Many beds were sabotaged as the initial plot arose to remove the bed planks from Alstin's bed. This would leave merely the matress on the frame so that when Josh would return to lie on his bed, it would collapse and pointing and laughing would be had. Heck even the overseas students had their digital cameras ready to capture the action. However, Josh was not about to be fooled and he noticed the loose planks underneath his bed. Were were not to be beaten that quickly and a few of us decided we should try Miller's bed. LOL, we waited for ages for Miller to come back and we had hidden the planks this time. Miller never came and it was after dinner that we returned to find Miller in the dorms very very angry, ready to kill. Aah if only we'd been there when it happened. The next night, some of the boys and I decided to steal matresses from the girls' dorm. When most people were still having dinner we sneaked out and took as many as we could. Then we piled them up on Ryan's bed and turned the boy's dorm into a jumping castle aaah, good times.

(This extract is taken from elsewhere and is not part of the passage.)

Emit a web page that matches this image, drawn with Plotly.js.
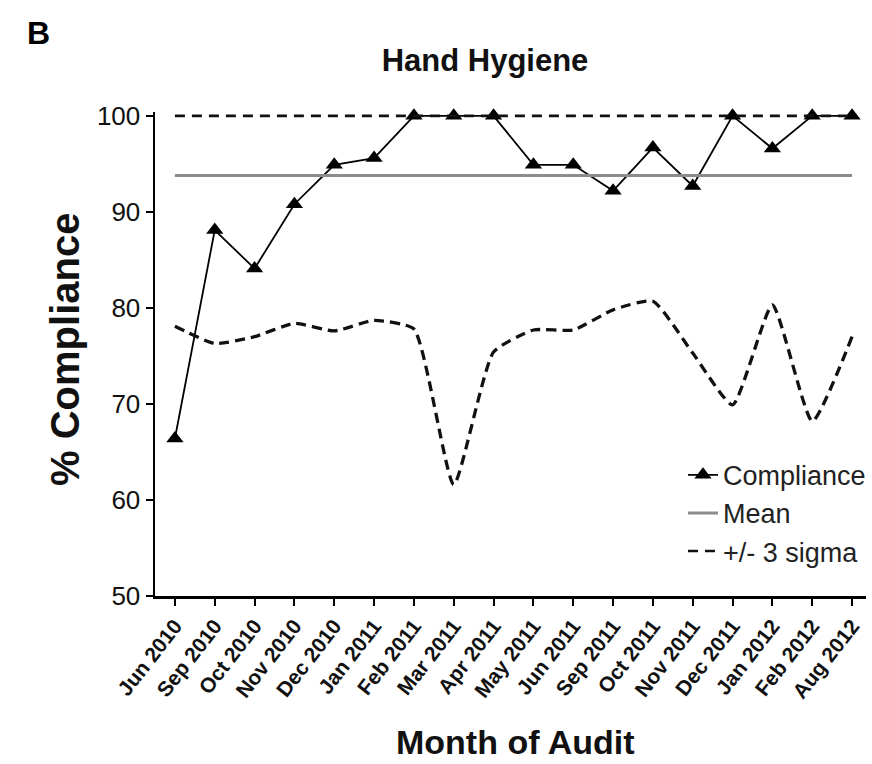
<!DOCTYPE html>
<html>
<head>
<meta charset="utf-8">
<script src="https://cdn.plot.ly/plotly-3.0.1.min.js"></script>
<style>html,body{margin:0;padding:0;background:#fff;}#chart{width:872px;height:764px;}</style>
</head>
<body>
<div id="chart"></div>
<script>
const months = ["Jun 2010","Sep 2010","Oct 2010","Nov 2010","Dec 2010","Jan 2011","Feb 2011","Mar 2011","Apr 2011","May 2011","Jun 2011","Sep 2011","Oct 2011","Nov 2011","Dec 2011","Jan 2012","Feb 2012","Aug 2012"];
const compliance = [66.4,88.1,84.1,90.8,94.9,95.6,100,100,100,94.9,94.9,92.2,96.7,92.7,100,96.6,100,100];
const meanValue = 93.8;
const upperSigma = [100,100,100,100,100,100,100,100,100,100,100,100,100,100,100,100,100,100];
const lowerSigma = [78.1,76.3,77.0,78.4,77.6,78.7,77.8,61.6,75.4,77.7,77.7,79.8,80.7,75.3,69.9,80.3,68.2,77.0];
const yTicks = [50,60,70,80,90,100];

const idx = months.map((m,i)=>i);
const meanArr = months.map(()=>meanValue);
const FONT = "Liberation Sans, Arial, sans-serif";

const traces = [
  {x: idx, y: compliance, name: "Compliance", mode: "lines+markers", type: "scatter",
   line: {color: "#000", width: 1.8},
   marker: {symbol: "triangle-up", size: 15, color: "#000"},
   cliponaxis: false},
  {x: idx, y: meanArr, name: "Mean", mode: "lines", type: "scatter",
   line: {color: "#8c8c8c", width: 3}},
  {x: idx, y: upperSigma, name: "+/- 3 sigma", mode: "lines", type: "scatter",
   line: {color: "#111", width: 2.6, dash: "10px,7px"}, legendgroup: "s"},
  {x: idx, y: lowerSigma, name: "+/- 3 sigma", mode: "lines", type: "scatter",
   line: {color: "#111", width: 3.3, dash: "10px,6px", shape: "spline", smoothing: 0.5},
   legendgroup: "s", showlegend: false}
];

const layout = {
  width: 872, height: 764,
  margin: {l: 155, r: 6, t: 112, b: 168, autoexpand: false},
  paper_bgcolor: "#fff", plot_bgcolor: "#fff",
  font: {family: FONT, color: "#000"},
  showlegend: true,
  title: {text: "<b>Hand Hygiene</b>", x: 485/872, xanchor: "center", xref: "container",
          y: 1 - 60/764, yanchor: "middle", yref: "container",
          font: {size: 31, family: FONT, color: "#111"}},
  xaxis: {
    range: [-0.5, 17.35], tickmode: "array", tickvals: idx, ticktext: months.map(m=>"<b>"+m+"</b>"),
    tickangle: -52, ticks: "outside", ticklen: 7, tickwidth: 2, tickcolor: "#000",
    showline: true, linecolor: "#000", linewidth: 2.5, showgrid: false, zeroline: false,
    tickfont: {size: 21, family: FONT, color: "#111"}, fixedrange: true, automargin: false
  },
  yaxis: {
    range: [50, 100.4], tickmode: "array", tickvals: yTicks, ticktext: yTicks.map(String),
    ticks: "outside", ticklen: 7, tickwidth: 2, tickcolor: "#000",
    showline: true, linecolor: "#000", linewidth: 2.5, showgrid: false, zeroline: false,
    tickfont: {size: 26, family: FONT, color: "#111"}, fixedrange: true, automargin: false
  },
  legend: {x: (683-155)/711, y: 0.30, xanchor: "left", yanchor: "top",
           font: {size: 27, family: FONT, color: "#222"},
           bgcolor: "rgba(0,0,0,0)", tracegroupgap: 0, itemwidth: 30},
  annotations: [
    {text: "<b>B</b>", xref: "paper", yref: "paper", x: (38-155)/711, y: (596-38)/480,
     xanchor: "center", yanchor: "middle", showarrow: false, font: {size: 32, family: FONT, color: "#000"}},
    {text: "<b>% Compliance</b>", xref: "paper", yref: "paper", x: (65-155)/711, y: (596-352)/480,
     xanchor: "center", yanchor: "middle", textangle: -90, showarrow: false,
     font: {size: 40, family: FONT, color: "#111"}},
    {text: "<b>Month of Audit</b>", xref: "paper", yref: "paper", x: (515-155)/711, y: (596-741)/480,
     xanchor: "center", yanchor: "middle", showarrow: false,
     font: {size: 34, family: FONT, color: "#111"}}
  ]
};

Plotly.newPlot("chart", traces, layout, {displayModeBar: false, staticPlot: true});
</script>
</body>
</html>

On the last eve, a communal barbeque was held and we had kangaroo around the campfire. Quite a primitive sight, cutting meat of a dead (cooked) animal like that. But really it's no different to what we eat from the supermarket. It tasted quite nice, kind of like Lamb. It was after, that we gathered around the campfire and Jason noticed smoke rising from the bottom of Tessa's jeans. Lol, she was completely unaware, but the cuffs were clearly glowing red so Josh was quick to cover it with sand, and it was put out safely. Lest we forget, Tess' jeans.
After the f00d, we presented our mural (crap) and song (crapperer) and Wally, a local sang us some songs:
First there was:
"It's rumbling it tumbling. Ooh my wallah it's tumbling like a big bass drum!"
Then we sang:
"Nepabunna in the Flinders will always be my home!"
Next on the list was DJ Boongz0r with his latest wiff 'n sniff mix. That track rocked.
That last one may or may not be a joke.

After a disco in the youth center and many goodbye's we all had a short night rest before the long bus trip back to Adelaide where we were greeted by rain and grey skies.